As psychotherapists and hypnotherapists in our 26th year in practice, we expect the familiar pattern of referrals about difficult family relationships to once again show a sharp increase in January. Coupled with the personal shame and guilt often accompanying overindulgence-we seek to blame others for ruining the fantasy, or even internalise it to blame ourselves..a perfect storm for it not being the “new year, new start” we all hope for.
So I want to share with you 10 tips and tricks you can do to help manage the emotional health of our children around the excitement of Christmas, and help us to do the same and this year come out smiling!
- It doesn’t have to be perfect, managing your expectations by aiming for ‘good enough’. Don’t fall into the trap of feeling that everything is within your control, when it is not. Start with drawing two circles on a piece of paper (one inside the other) and write in the inner circle all the things that are within your control this Christmas, and in the outer circle all of the things that aren’t.
- To further help us adults manage expectations, if you find yourself thinking or saying the words “I should….”, change them instead to “I could…” to lessen the pressure you were about to impose on yourself by changing it from a self-imposed obligation to a choice. Your children will no doubt benefit from a more relaxed mum.

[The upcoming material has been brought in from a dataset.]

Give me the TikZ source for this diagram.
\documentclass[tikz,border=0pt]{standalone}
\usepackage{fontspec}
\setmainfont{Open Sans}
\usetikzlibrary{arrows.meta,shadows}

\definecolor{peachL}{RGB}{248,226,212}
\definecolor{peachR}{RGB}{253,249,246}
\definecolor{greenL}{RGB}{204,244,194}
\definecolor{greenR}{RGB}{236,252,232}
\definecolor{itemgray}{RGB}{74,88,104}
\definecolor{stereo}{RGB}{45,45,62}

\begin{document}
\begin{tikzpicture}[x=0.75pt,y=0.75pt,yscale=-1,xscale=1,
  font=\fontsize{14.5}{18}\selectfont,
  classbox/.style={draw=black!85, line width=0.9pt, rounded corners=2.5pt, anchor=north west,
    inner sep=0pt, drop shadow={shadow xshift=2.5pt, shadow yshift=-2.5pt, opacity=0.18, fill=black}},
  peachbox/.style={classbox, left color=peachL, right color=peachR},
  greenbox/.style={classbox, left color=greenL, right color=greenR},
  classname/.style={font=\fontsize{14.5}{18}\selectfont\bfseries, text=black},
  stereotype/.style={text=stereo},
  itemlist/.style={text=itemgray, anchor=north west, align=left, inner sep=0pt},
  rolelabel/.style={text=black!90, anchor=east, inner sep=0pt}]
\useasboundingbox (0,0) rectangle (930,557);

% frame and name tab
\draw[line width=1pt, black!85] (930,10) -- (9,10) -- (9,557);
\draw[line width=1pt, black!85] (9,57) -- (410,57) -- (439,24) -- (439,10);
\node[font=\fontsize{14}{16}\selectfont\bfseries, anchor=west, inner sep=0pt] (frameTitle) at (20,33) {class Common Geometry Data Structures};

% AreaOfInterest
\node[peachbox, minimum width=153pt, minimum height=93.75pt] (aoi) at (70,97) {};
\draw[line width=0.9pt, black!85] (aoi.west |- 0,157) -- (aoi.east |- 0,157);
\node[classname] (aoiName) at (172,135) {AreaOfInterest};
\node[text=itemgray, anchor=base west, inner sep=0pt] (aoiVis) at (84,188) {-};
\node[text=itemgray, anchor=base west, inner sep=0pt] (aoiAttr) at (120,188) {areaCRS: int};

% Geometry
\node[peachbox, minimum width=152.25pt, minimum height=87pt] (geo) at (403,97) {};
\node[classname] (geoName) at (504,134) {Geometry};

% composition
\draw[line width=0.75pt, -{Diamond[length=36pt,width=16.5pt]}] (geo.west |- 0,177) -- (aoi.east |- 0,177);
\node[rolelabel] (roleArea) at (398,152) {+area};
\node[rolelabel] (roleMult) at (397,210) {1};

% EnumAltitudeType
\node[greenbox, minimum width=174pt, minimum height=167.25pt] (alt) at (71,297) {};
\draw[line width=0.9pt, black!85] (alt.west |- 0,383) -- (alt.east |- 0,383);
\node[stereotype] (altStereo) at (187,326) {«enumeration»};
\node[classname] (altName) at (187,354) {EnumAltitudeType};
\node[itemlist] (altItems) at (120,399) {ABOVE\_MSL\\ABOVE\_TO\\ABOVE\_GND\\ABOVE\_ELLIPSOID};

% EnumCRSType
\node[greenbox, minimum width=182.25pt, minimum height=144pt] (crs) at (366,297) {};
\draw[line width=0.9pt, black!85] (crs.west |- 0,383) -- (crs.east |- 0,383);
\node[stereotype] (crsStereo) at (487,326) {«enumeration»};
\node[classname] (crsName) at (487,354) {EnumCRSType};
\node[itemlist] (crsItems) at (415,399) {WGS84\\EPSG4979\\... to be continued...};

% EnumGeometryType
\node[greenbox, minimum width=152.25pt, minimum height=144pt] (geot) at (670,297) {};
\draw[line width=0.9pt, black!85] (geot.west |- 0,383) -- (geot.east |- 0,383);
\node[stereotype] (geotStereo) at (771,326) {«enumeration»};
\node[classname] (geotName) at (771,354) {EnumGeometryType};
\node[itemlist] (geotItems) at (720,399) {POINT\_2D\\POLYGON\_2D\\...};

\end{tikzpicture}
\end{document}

- We build up our physical resistance and immune systems by having colds and flus. Emotional resilience is also built on challenges we face-even as children. Give them space to feel negative emotions like anger, frustration, disappointment, failure, rejection. It will aid them to grow into emotionally healthy adults, not just physically.
- Our ability to learn from others and to develop psychologically and emotionally is what makes us human. So one of the ways you can do this positively is to talk about the emotions you feel, and how it is ok to feel them. However how, when and to whom we express them needs to be regulated. So when great auntie Joan gives them something they don’t want or already have, it is okay to feel disappointed. However if they are old enough to be polite in front of Auntie Joan and then talk to you later about how they felt, then you can show them the way to do this. If they are a young child though, don’t expect them to hold this in! If Auntie Joan doesn’t understand, then let that be her problem, not yours! Others’ behaviours are not your responsibility!

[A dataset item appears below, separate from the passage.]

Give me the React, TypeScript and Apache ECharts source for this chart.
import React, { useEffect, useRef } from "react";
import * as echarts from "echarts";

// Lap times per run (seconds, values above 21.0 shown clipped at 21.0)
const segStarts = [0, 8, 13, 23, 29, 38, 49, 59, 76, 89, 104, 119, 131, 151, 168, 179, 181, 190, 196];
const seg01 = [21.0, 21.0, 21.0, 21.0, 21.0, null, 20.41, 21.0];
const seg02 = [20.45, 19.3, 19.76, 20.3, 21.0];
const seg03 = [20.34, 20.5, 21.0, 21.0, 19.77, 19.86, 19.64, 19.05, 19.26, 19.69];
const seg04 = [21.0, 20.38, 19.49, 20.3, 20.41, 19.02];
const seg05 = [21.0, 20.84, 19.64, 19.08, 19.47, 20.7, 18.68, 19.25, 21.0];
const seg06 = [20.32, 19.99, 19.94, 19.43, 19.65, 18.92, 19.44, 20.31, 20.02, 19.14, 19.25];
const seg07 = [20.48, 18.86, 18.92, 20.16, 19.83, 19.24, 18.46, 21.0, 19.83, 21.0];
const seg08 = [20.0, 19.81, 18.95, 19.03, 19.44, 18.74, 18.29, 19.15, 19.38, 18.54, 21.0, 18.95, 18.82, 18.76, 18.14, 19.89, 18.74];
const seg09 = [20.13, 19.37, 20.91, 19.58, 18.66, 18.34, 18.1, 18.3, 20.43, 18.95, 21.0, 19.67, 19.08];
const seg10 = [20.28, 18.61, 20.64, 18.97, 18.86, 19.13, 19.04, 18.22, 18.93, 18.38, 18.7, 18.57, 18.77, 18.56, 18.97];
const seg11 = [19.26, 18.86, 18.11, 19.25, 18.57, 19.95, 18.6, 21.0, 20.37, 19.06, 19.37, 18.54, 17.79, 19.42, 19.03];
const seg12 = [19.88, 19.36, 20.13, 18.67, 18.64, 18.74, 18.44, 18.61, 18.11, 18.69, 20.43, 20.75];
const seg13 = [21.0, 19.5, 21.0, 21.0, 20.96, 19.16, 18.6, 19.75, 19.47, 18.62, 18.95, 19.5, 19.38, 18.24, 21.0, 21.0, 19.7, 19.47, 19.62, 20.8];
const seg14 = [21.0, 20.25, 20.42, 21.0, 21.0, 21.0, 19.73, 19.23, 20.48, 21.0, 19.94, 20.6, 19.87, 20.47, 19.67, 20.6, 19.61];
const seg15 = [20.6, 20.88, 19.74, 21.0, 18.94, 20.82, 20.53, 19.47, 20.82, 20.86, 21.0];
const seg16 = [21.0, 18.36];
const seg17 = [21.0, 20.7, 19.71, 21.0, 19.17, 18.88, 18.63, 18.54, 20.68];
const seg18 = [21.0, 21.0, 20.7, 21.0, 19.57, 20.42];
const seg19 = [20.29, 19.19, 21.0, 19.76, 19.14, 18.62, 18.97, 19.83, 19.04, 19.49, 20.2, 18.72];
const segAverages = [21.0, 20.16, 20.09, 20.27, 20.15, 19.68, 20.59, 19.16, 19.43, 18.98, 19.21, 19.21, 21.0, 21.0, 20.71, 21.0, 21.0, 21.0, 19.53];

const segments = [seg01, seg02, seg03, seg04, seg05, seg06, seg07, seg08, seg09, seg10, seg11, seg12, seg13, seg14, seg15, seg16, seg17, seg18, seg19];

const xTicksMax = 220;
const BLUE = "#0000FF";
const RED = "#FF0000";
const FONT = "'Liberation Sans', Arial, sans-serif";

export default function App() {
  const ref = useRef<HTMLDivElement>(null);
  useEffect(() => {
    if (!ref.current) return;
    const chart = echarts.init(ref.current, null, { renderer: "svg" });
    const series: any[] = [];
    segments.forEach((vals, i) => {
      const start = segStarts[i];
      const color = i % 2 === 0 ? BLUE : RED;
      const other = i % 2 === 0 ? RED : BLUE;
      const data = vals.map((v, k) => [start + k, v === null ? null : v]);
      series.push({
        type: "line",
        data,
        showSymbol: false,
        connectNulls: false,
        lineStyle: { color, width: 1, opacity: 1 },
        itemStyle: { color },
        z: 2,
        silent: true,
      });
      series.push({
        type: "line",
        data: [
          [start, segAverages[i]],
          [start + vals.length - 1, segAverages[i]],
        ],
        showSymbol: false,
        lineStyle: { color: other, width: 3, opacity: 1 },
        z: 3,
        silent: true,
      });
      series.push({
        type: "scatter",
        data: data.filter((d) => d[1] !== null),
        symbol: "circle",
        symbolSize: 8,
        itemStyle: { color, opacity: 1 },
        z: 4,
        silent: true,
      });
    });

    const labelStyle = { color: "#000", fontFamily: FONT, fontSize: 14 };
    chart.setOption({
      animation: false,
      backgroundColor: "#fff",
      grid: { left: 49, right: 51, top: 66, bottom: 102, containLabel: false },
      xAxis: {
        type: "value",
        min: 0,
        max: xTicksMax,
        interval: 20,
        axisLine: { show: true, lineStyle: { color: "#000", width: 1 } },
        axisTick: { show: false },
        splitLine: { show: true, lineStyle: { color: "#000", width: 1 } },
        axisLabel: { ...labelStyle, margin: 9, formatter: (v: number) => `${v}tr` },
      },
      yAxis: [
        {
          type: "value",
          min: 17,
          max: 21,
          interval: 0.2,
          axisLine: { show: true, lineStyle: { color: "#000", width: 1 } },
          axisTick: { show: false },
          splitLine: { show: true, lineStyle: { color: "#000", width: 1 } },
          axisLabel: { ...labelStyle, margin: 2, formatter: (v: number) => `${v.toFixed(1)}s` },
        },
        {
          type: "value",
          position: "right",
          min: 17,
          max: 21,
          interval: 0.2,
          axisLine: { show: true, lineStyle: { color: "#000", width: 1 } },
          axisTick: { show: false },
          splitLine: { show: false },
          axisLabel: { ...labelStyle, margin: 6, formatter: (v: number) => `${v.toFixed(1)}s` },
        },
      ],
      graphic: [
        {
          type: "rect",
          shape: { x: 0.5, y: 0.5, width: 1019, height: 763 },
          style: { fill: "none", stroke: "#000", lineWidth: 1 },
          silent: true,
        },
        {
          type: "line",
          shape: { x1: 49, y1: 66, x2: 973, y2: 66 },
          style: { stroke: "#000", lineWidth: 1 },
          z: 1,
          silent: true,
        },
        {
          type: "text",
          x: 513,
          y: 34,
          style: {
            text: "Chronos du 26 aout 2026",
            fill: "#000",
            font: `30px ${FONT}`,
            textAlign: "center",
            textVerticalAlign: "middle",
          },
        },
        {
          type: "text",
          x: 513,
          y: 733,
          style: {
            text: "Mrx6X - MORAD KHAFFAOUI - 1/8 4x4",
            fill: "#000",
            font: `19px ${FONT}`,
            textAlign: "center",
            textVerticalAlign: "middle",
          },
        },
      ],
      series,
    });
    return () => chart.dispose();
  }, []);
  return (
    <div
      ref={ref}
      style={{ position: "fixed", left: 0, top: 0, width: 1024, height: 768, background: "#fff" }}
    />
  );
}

- There are certain things in your children’s (and extended family members’) behaviours that are predictable, but not in a good way. Play a game of ‘mental bingo’ in your mind. Create your bingo card where the ‘bingo squares’ correspond to the predictable behaviours which would usually stress you out. Nobody need know what you are doing, unless you choose to secretly collude with a partner or sibling who helps with populating the bingo card. However heed the warning that knowing looks can be spotted!!!

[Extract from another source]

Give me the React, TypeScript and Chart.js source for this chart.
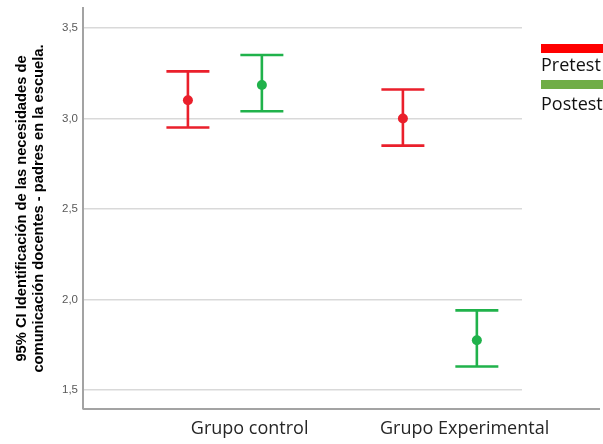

- If a young child is finding it hard to contain intense emotions (such as the frustrations of it talking two hours to get the large plastic dinosaur out of the box!), see then like a fire that needs to be extinguished. Hold them close until the fire is extinguished. We are helping them to learn to regulate their own emotions for later in life so as they don’t go into melting road rage when someone pulls out in front of their first Ferrari!
- Remain vigilant about your child’s trigger warnings. Think of them like an elastic band. if you are witnessing high expressed emotions, recognise that the elastic band is stretched and its limit may not be far away. Avoid the temptation to push your luck by keeping them up late to watch that family movie. By the way, this applies to you too!
- For older children, and again for ourselves, practice ‘mindful social media’. Before you reach for your phone, think about how you feel at that time and based on that, what you are looking for when you access the app. If you are not likely to get what you need-proceed with caution. So if you are feeling lonely, reading about other peoples’ socialising is not going to help!
- Normalise emotions. Don’t over share, but allow us into our emotional world. They learn they don’t have to hide emotions from us, or that they are flawed human beings for having feelings.
- If you have a child who finds it difficult to cope with excitement, build an ‘age-appropriate’ CALM DOWN KIT than contains items/books/toys/music tracks/suggestions on picture cards/photos that can help bring the emotions back to a stable baseline. Don’t forgot to give them permission to use it in all circumstances where you have made a prior agreement that it is appropriate.